In this specific exercise, we explored the divergence of the series \( \sum_{n=1}^{\infty} \frac{2+\sin(n)}{\sqrt{n}} \). To do this, we used the Comparison Test for Divergence, which helps us show a given series diverges by comparing it to another series already known to diverge. This is an effective way to analyze the behavior of complex series by relating them to simpler, well-understood cases.

A p-series is a special type of series of the form \( \sum_{n=1}^{\infty} \frac{1}{n^p} \), where \( p \) is a constant. The convergence or divergence of a p-series depends on the value of \( p \).

• If \( p \leq 1 \), the series diverges.
• If \( p > 1 \), the series converges.

In our exercise, we used the p-series \( \sum_{n=1}^{\infty} \frac{1}{\sqrt{n}} \) where \( p = 1/2 \). Since \( 1/2 \leq 1 \), this series diverges.

The p-series serves as a powerful tool for comparison tests, offering a straightforward benchmark due to its simple nature and well-known properties. By comparing with a p-series, we can conclude characteristics about the series in question more easily.

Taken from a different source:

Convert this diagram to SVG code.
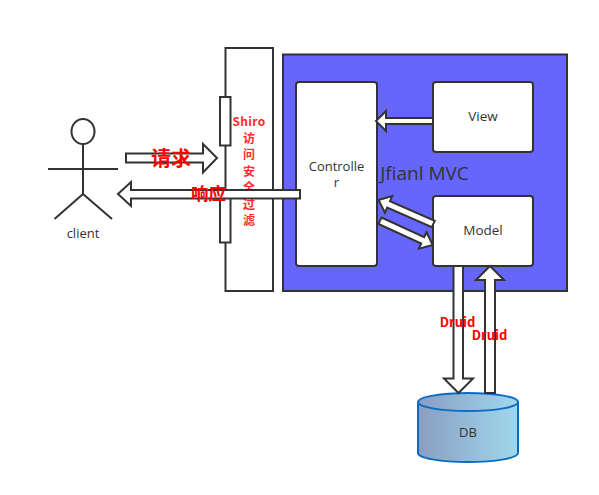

When applying the Comparison Test for Divergence, demonstrating an inequality between terms of series is a key step. We establish that each term of our original series is greater than or equal to corresponding terms of a divergent series. This helps to assert the divergence of the original series.

In the given series \( \sum_{n=1}^{\infty} \frac{2+\sin(n)}{\sqrt{n}} \), we needed to prove that each term \( a_n = \frac{2+\sin(n)}{\sqrt{n}} \) was greater than or equal to \( \frac{1}{\sqrt{n}} \). Since the function \( \sin(n) \) ranges between -1 and 1, the value \( 2 + \sin(n) \) is at its lowest at 1.

Thus, \( a_n \geq \frac{1}{\sqrt{n}} \) holds true for all terms of the series. Establishing this inequality allows us to use the divergence of the known series \( \sum_{n=1}^{\infty} \frac{1}{\sqrt{n}} \) to conclude that \( \sum_{n=1}^{\infty} \frac{2+\sin(n)}{\sqrt{n}} \) also diverges.